**Exercise instructions**
Open with the line that has "Generate a LaTeX"; close with the line that has "minimum width=155bp, minimum". Retype those lines exactly, images excluded.

**Extracted information**
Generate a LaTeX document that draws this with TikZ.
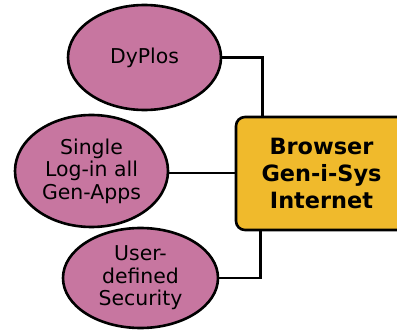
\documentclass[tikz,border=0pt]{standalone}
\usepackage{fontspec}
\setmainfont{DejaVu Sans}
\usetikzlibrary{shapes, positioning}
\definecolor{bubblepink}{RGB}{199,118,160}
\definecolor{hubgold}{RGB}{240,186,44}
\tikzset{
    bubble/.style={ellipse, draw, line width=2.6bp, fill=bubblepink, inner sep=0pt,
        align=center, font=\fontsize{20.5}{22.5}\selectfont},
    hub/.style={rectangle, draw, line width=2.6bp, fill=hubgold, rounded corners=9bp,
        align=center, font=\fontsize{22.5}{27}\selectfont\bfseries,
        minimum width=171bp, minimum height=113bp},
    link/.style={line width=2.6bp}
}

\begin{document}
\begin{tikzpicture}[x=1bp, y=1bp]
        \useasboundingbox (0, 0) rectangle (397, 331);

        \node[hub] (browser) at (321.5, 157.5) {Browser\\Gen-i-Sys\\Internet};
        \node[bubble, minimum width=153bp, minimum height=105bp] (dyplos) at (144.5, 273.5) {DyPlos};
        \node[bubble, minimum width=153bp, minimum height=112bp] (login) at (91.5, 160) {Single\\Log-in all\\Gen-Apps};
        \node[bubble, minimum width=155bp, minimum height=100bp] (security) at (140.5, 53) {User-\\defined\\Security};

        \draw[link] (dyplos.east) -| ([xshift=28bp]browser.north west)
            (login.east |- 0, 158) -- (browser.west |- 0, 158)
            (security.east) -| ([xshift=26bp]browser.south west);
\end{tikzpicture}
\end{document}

...

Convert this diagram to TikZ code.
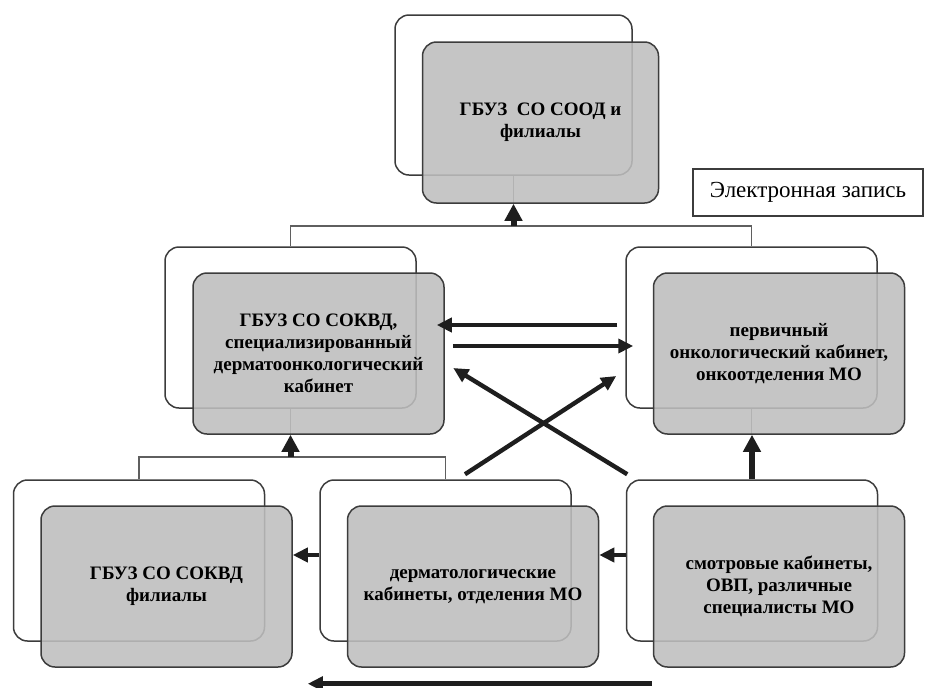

--

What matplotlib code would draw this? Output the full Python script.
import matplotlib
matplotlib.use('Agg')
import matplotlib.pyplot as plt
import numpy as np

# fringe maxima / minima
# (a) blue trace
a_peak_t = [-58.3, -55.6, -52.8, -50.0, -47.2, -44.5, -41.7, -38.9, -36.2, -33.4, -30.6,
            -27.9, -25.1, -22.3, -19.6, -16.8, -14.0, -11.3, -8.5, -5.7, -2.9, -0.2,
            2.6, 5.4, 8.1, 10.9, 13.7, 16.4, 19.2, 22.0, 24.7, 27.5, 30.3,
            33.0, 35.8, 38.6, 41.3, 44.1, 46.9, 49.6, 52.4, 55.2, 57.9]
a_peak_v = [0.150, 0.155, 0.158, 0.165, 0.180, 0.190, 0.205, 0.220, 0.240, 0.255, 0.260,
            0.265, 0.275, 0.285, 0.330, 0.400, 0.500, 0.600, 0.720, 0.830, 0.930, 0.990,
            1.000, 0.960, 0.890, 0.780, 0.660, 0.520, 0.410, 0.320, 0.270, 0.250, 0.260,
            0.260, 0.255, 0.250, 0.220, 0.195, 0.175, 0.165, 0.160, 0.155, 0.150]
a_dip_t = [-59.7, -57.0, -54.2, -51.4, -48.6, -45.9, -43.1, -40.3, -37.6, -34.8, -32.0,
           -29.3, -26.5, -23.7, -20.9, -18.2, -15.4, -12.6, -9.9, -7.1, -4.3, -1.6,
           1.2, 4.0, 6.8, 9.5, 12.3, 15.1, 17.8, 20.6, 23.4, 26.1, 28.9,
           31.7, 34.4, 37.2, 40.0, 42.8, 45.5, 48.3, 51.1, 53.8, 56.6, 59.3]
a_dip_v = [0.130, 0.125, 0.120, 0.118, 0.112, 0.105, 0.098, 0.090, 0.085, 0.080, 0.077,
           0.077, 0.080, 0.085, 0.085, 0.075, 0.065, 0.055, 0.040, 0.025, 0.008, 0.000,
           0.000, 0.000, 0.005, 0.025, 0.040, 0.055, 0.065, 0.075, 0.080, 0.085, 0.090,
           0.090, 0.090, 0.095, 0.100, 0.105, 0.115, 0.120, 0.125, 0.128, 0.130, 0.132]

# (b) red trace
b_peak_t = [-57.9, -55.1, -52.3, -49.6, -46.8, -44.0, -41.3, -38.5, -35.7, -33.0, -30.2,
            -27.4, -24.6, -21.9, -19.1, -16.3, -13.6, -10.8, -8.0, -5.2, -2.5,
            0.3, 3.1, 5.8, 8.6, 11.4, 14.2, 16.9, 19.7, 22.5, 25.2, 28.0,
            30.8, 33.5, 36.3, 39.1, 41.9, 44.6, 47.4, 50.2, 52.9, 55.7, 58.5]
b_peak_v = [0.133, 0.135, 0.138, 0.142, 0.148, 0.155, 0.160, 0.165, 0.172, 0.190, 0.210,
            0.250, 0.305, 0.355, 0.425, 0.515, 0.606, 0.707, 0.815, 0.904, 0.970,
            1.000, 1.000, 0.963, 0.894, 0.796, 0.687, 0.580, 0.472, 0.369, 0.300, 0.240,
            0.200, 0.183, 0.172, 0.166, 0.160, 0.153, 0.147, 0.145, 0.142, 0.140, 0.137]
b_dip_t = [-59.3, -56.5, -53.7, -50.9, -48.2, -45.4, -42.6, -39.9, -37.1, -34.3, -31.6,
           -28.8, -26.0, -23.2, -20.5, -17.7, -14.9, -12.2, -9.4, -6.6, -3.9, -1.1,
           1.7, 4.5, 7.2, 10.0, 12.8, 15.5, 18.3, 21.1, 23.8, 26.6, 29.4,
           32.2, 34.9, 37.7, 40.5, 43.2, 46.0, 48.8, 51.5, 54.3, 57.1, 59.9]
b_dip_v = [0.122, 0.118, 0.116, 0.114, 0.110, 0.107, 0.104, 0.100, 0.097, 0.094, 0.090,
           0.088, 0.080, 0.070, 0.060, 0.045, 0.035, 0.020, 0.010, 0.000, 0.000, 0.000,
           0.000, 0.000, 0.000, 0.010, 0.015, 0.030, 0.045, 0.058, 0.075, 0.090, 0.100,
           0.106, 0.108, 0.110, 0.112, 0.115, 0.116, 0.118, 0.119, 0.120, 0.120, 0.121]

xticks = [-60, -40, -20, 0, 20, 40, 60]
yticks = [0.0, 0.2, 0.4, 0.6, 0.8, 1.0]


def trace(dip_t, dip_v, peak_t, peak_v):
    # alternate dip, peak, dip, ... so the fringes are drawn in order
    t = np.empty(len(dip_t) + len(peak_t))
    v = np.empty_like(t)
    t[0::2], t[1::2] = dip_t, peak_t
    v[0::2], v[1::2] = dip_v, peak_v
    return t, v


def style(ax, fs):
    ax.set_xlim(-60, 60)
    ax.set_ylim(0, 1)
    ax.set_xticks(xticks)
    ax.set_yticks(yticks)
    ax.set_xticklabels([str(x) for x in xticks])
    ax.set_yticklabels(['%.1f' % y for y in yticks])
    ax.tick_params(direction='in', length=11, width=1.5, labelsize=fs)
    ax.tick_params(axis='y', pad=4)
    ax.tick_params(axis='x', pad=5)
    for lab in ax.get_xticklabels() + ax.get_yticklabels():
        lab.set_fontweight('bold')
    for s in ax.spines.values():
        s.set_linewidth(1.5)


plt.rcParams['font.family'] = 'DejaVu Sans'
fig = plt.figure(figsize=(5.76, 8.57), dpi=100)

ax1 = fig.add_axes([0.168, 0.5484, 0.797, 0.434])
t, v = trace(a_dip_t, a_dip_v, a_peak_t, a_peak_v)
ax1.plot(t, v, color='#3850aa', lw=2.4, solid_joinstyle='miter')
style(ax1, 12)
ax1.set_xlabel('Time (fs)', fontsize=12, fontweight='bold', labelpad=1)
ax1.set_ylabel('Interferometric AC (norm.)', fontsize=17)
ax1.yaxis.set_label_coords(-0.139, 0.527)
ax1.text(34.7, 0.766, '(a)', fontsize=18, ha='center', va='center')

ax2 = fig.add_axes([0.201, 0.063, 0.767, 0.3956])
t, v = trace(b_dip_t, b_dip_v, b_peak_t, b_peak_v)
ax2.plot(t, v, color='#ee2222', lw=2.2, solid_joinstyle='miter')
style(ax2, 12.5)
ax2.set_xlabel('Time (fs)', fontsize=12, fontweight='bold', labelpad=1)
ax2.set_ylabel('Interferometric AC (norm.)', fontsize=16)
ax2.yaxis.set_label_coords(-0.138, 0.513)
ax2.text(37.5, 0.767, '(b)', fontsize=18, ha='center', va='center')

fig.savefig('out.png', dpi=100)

**Completed task**
Generate a LaTeX document that draws this with TikZ.
\documentclass[tikz,border=0pt]{standalone}
\usepackage{fontspec}
\setmainfont{DejaVu Sans}
\usetikzlibrary{shapes, positioning}
\definecolor{bubblepink}{RGB}{199,118,160}
\definecolor{hubgold}{RGB}{240,186,44}
\tikzset{
    bubble/.style={ellipse, draw, line width=2.6bp, fill=bubblepink, inner sep=0pt,
        align=center, font=\fontsize{20.5}{22.5}\selectfont},
    hub/.style={rectangle, draw, line width=2.6bp, fill=hubgold, rounded corners=9bp,
        align=center, font=\fontsize{22.5}{27}\selectfont\bfseries,
        minimum width=171bp, minimum height=113bp},
    link/.style={line width=2.6bp}
}

\begin{document}
\begin{tikzpicture}[x=1bp, y=1bp]
        \useasboundingbox (0, 0) rectangle (397, 331);

        \node[hub] (browser) at (321.5, 157.5) {Browser\\Gen-i-Sys\\Internet};
        \node[bubble, minimum width=153bp, minimum height=105bp] (dyplos) at (144.5, 273.5) {DyPlos};
        \node[bubble, minimum width=153bp, minimum height=112bp] (login) at (91.5, 160) {Single\\Log-in all\\Gen-Apps};
        \node[bubble, minimum width=155bp, minimum height=100bp] (security) at (140.5, 53) {User-\\defined\\Security};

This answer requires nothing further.